• Recorded data
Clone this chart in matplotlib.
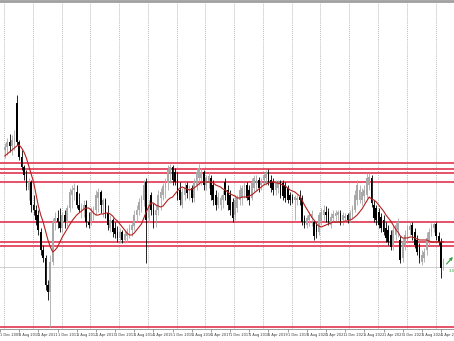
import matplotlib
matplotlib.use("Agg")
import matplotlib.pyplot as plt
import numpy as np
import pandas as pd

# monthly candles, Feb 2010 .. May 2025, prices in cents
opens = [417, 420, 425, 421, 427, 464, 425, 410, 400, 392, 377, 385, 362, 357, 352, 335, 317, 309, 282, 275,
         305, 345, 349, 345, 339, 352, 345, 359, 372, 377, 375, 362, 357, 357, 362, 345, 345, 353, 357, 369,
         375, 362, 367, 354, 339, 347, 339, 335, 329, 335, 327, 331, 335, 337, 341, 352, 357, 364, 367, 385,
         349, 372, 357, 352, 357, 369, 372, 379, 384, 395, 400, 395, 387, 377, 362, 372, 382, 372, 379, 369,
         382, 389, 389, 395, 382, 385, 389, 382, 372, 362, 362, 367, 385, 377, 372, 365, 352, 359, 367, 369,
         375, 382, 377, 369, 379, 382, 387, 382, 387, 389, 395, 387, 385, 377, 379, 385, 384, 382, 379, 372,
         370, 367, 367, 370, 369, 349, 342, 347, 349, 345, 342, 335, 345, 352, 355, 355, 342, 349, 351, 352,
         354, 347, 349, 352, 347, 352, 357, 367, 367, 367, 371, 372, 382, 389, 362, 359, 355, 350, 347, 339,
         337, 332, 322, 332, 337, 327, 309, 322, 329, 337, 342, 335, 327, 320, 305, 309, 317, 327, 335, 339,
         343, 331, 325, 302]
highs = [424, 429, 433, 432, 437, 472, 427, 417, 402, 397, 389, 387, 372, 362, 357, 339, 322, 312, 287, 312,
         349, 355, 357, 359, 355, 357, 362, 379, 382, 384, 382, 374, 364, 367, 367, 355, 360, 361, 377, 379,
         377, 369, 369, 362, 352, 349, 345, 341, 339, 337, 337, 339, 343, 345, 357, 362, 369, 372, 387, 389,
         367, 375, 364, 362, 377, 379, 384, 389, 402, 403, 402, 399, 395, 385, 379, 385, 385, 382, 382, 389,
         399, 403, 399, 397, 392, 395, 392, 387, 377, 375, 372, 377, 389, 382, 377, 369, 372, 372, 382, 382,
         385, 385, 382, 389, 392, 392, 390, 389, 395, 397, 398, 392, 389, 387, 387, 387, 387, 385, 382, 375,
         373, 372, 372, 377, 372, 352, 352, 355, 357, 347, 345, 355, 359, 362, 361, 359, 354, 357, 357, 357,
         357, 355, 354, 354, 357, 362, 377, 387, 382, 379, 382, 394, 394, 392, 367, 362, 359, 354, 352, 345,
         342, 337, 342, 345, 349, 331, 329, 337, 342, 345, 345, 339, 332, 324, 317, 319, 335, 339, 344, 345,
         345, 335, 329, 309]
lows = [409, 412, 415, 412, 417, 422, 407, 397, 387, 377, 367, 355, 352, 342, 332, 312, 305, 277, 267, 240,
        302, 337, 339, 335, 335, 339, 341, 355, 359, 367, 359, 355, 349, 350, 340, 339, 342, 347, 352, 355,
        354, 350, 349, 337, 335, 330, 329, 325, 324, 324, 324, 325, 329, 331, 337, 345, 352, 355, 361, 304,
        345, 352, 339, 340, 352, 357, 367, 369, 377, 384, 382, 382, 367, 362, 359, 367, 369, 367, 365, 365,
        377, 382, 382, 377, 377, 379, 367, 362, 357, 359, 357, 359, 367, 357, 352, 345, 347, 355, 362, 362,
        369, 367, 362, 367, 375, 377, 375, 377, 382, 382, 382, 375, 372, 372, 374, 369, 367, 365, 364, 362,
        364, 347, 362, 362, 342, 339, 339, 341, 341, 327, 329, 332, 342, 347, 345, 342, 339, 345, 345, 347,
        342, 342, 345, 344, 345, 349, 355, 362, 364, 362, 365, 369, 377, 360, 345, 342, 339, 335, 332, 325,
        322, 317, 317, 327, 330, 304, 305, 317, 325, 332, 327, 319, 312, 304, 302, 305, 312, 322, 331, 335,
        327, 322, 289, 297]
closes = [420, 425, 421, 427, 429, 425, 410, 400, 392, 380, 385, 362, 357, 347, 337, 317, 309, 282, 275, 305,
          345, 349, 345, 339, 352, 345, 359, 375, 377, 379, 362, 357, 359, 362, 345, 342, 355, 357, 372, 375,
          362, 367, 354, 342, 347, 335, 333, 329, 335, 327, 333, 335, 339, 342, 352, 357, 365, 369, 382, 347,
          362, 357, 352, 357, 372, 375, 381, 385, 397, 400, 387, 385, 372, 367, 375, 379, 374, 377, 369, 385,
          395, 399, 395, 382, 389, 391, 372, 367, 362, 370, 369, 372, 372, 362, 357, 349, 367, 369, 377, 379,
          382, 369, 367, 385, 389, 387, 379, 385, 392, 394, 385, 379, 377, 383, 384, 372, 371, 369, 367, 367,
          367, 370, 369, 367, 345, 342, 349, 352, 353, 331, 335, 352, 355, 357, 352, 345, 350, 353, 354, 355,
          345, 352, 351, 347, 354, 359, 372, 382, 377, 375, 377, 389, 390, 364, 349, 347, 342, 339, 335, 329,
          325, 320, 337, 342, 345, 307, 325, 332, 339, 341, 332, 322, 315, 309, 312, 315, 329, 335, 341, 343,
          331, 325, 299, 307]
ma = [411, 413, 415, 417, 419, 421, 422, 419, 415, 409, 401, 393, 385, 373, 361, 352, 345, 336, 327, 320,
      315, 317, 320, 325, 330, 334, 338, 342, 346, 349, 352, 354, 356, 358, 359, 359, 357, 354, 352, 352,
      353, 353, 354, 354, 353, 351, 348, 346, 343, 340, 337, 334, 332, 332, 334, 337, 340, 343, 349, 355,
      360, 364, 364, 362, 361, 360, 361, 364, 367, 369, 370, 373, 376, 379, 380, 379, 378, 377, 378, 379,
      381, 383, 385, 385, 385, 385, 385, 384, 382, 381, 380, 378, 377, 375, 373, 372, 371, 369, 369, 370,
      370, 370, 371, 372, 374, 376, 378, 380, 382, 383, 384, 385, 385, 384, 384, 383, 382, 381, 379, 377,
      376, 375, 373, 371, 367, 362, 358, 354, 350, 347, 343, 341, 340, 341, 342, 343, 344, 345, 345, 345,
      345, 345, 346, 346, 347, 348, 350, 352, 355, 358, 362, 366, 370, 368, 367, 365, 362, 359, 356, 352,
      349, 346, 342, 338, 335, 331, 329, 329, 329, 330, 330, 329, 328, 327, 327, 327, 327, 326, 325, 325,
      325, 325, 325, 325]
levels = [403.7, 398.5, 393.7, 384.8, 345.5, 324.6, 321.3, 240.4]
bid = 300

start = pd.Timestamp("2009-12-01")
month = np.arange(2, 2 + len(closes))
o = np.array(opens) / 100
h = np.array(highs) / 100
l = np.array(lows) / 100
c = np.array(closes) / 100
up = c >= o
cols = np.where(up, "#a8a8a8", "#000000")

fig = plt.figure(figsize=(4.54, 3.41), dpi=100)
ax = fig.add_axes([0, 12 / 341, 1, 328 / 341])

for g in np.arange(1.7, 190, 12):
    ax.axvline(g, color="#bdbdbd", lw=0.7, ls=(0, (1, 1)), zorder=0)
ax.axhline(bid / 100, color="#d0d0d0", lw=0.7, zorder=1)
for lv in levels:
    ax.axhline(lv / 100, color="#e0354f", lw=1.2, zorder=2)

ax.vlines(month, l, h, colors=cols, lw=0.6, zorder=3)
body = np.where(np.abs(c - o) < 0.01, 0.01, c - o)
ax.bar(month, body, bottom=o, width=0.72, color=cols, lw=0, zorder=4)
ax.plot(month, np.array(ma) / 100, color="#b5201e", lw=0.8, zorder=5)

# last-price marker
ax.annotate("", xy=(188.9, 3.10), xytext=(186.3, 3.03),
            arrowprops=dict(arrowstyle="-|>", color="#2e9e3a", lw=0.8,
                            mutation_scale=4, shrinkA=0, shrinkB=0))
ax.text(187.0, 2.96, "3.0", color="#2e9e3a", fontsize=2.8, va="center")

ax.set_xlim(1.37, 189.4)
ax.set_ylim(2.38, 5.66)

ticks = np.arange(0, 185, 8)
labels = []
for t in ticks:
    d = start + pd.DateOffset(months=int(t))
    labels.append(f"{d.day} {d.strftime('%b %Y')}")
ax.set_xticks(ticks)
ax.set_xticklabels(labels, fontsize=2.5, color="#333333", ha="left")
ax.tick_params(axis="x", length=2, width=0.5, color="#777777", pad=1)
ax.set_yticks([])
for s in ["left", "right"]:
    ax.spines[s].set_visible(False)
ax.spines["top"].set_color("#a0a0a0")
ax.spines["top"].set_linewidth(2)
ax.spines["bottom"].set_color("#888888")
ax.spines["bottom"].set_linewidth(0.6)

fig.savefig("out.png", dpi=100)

• What is asked
Starting with the first line of the data above and ending with the line containing "import pandas as pd", please restate every line exactly, leaving images out.

• Exercise answer
Clone this chart in matplotlib.
import matplotlib
matplotlib.use("Agg")
import matplotlib.pyplot as plt
import numpy as np
import pandas as pd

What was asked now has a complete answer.